Transcribe the data in full and exactly, omitting any pictures.

==============================

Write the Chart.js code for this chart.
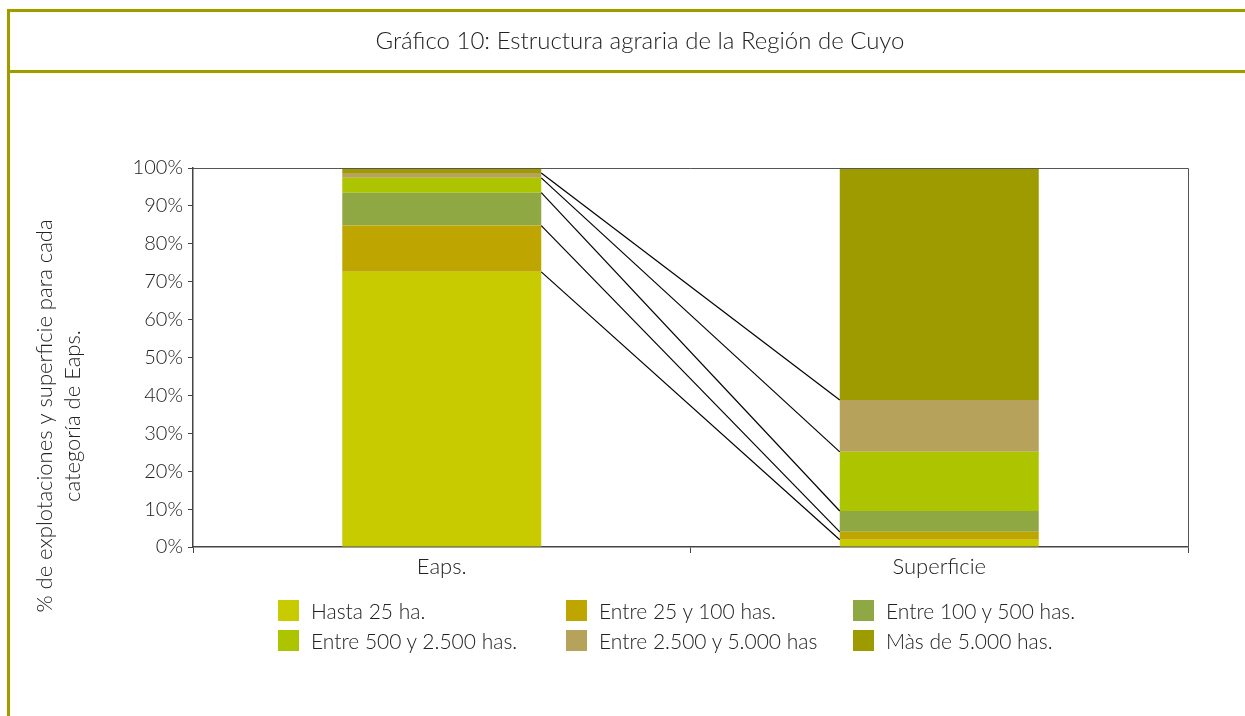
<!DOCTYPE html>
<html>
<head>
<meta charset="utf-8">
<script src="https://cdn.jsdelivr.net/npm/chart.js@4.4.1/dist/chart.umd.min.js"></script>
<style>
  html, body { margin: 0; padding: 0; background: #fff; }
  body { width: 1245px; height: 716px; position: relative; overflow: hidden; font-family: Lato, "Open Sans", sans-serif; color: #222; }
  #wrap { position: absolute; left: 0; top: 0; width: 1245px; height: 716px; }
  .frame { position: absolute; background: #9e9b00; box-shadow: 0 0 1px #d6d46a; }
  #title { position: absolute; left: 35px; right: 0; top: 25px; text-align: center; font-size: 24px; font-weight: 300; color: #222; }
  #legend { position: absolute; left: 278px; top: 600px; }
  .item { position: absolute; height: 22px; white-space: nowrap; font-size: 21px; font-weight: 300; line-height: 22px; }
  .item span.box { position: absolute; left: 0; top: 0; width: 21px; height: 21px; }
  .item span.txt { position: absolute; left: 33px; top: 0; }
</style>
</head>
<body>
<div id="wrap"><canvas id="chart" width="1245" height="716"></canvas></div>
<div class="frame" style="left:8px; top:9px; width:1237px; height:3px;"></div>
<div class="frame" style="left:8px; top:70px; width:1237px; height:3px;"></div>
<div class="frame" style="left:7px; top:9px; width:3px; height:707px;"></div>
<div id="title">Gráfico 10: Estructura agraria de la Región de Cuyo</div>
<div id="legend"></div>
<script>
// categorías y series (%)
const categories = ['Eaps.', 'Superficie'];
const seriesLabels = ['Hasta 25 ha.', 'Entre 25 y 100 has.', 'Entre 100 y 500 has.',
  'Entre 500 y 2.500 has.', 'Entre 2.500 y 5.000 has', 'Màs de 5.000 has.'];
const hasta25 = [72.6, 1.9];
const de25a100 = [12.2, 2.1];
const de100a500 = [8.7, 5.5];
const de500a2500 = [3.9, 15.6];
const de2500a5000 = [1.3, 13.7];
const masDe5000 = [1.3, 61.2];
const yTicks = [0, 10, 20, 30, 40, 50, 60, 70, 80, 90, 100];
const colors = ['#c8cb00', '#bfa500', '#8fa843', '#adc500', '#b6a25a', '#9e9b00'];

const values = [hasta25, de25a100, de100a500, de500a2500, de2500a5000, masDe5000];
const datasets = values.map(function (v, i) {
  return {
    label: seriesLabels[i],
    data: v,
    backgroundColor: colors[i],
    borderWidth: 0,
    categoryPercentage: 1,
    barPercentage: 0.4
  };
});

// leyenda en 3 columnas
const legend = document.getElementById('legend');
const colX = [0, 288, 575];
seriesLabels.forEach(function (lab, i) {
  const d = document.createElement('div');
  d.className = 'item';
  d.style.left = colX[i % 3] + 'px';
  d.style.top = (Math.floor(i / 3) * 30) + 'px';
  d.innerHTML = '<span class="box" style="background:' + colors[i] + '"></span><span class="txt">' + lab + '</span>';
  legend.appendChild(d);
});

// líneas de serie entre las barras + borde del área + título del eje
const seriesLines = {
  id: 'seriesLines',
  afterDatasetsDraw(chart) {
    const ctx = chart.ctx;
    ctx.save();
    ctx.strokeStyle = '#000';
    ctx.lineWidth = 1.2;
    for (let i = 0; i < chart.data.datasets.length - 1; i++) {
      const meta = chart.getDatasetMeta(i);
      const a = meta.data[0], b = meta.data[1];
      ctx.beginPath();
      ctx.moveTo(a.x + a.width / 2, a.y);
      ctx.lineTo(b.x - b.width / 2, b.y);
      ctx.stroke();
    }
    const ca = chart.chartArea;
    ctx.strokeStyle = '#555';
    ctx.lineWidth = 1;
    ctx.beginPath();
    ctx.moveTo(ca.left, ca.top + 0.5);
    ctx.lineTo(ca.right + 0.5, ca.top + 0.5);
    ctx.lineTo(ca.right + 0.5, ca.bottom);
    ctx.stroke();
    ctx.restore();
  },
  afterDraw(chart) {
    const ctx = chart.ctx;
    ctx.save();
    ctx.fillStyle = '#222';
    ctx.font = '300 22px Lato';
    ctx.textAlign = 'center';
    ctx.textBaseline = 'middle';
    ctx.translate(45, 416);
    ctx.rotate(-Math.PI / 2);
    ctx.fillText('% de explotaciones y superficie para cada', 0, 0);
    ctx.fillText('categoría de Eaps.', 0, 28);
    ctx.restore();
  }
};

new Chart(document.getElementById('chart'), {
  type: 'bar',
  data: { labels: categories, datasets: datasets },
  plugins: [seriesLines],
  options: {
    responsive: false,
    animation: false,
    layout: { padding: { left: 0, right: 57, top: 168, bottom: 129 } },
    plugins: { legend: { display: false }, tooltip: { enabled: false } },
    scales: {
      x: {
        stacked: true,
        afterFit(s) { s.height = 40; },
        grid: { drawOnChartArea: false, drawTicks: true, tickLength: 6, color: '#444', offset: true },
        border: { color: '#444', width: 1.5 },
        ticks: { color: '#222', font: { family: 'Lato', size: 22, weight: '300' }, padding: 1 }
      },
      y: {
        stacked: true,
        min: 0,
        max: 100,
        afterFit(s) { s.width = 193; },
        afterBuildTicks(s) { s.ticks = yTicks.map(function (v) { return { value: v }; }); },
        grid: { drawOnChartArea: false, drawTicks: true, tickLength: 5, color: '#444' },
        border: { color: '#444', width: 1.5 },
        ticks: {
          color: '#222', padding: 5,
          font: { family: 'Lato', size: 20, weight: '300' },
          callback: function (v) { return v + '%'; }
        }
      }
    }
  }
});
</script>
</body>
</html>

==============================

OUTPUT BELOW:
Write the Chart.js code for this chart.
<!DOCTYPE html>
<html>
<head>
<meta charset="utf-8">
<script src="https://cdn.jsdelivr.net/npm/chart.js@4.4.1/dist/chart.umd.min.js"></script>
<style>
  html, body { margin: 0; padding: 0; background: #fff; }
  body { width: 1245px; height: 716px; position: relative; overflow: hidden; font-family: Lato, "Open Sans", sans-serif; color: #222; }
  #wrap { position: absolute; left: 0; top: 0; width: 1245px; height: 716px; }
  .frame { position: absolute; background: #9e9b00; box-shadow: 0 0 1px #d6d46a; }
  #title { position: absolute; left: 35px; right: 0; top: 25px; text-align: center; font-size: 24px; font-weight: 300; color: #222; }
  #legend { position: absolute; left: 278px; top: 600px; }
  .item { position: absolute; height: 22px; white-space: nowrap; font-size: 21px; font-weight: 300; line-height: 22px; }
  .item span.box { position: absolute; left: 0; top: 0; width: 21px; height: 21px; }
  .item span.txt { position: absolute; left: 33px; top: 0; }
</style>
</head>
<body>
<div id="wrap"><canvas id="chart" width="1245" height="716"></canvas></div>
<div class="frame" style="left:8px; top:9px; width:1237px; height:3px;"></div>
<div class="frame" style="left:8px; top:70px; width:1237px; height:3px;"></div>
<div class="frame" style="left:7px; top:9px; width:3px; height:707px;"></div>
<div id="title">Gráfico 10: Estructura agraria de la Región de Cuyo</div>
<div id="legend"></div>
<script>
// categorías y series (%)
const categories = ['Eaps.', 'Superficie'];
const seriesLabels = ['Hasta 25 ha.', 'Entre 25 y 100 has.', 'Entre 100 y 500 has.',
  'Entre 500 y 2.500 has.', 'Entre 2.500 y 5.000 has', 'Màs de 5.000 has.'];
const hasta25 = [72.6, 1.9];
const de25a100 = [12.2, 2.1];
const de100a500 = [8.7, 5.5];
const de500a2500 = [3.9, 15.6];
const de2500a5000 = [1.3, 13.7];
const masDe5000 = [1.3, 61.2];
const yTicks = [0, 10, 20, 30, 40, 50, 60, 70, 80, 90, 100];
const colors = ['#c8cb00', '#bfa500', '#8fa843', '#adc500', '#b6a25a', '#9e9b00'];

const values = [hasta25, de25a100, de100a500, de500a2500, de2500a5000, masDe5000];
const datasets = values.map(function (v, i) {
  return {
    label: seriesLabels[i],
    data: v,
    backgroundColor: colors[i],
    borderWidth: 0,
    categoryPercentage: 1,
    barPercentage: 0.4
  };
});

// leyenda en 3 columnas
const legend = document.getElementById('legend');
const colX = [0, 288, 575];
seriesLabels.forEach(function (lab, i) {
  const d = document.createElement('div');
  d.className = 'item';
  d.style.left = colX[i % 3] + 'px';
  d.style.top = (Math.floor(i / 3) * 30) + 'px';
  d.innerHTML = '<span class="box" style="background:' + colors[i] + '"></span><span class="txt">' + lab + '</span>';
  legend.appendChild(d);
});

// líneas de serie entre las barras + borde del área + título del eje
const seriesLines = {
  id: 'seriesLines',
  afterDatasetsDraw(chart) {
    const ctx = chart.ctx;
    ctx.save();
    ctx.strokeStyle = '#000';
    ctx.lineWidth = 1.2;
    for (let i = 0; i < chart.data.datasets.length - 1; i++) {
      const meta = chart.getDatasetMeta(i);
      const a = meta.data[0], b = meta.data[1];
      ctx.beginPath();
      ctx.moveTo(a.x + a.width / 2, a.y);
      ctx.lineTo(b.x - b.width / 2, b.y);
      ctx.stroke();
    }
    const ca = chart.chartArea;
    ctx.strokeStyle = '#555';
    ctx.lineWidth = 1;
    ctx.beginPath();
    ctx.moveTo(ca.left, ca.top + 0.5);
    ctx.lineTo(ca.right + 0.5, ca.top + 0.5);
    ctx.lineTo(ca.right + 0.5, ca.bottom);
    ctx.stroke();
    ctx.restore();
  },
  afterDraw(chart) {
    const ctx = chart.ctx;
    ctx.save();
    ctx.fillStyle = '#222';
    ctx.font = '300 22px Lato';
    ctx.textAlign = 'center';
    ctx.textBaseline = 'middle';
    ctx.translate(45, 416);
    ctx.rotate(-Math.PI / 2);
    ctx.fillText('% de explotaciones y superficie para cada', 0, 0);
    ctx.fillText('categoría de Eaps.', 0, 28);
    ctx.restore();
  }
};

new Chart(document.getElementById('chart'), {
  type: 'bar',
  data: { labels: categories, datasets: datasets },
  plugins: [seriesLines],
  options: {
    responsive: false,
    animation: false,
    layout: { padding: { left: 0, right: 57, top: 168, bottom: 129 } },
    plugins: { legend: { display: false }, tooltip: { enabled: false } },
    scales: {
      x: {
        stacked: true,
        afterFit(s) { s.height = 40; },
        grid: { drawOnChartArea: false, drawTicks: true, tickLength: 6, color: '#444', offset: true },
        border: { color: '#444', width: 1.5 },
        ticks: { color: '#222', font: { family: 'Lato', size: 22, weight: '300' }, padding: 1 }
      },
      y: {
        stacked: true,
        min: 0,
        max: 100,
        afterFit(s) { s.width = 193; },
        afterBuildTicks(s) { s.ticks = yTicks.map(function (v) { return { value: v }; }); },
        grid: { drawOnChartArea: false, drawTicks: true, tickLength: 5, color: '#444' },
        border: { color: '#444', width: 1.5 },
        ticks: {
          color: '#222', padding: 5,
          font: { family: 'Lato', size: 20, weight: '300' },
          callback: function (v) { return v + '%'; }
        }
      }
    }
  }
});
</script>
</body>
</html>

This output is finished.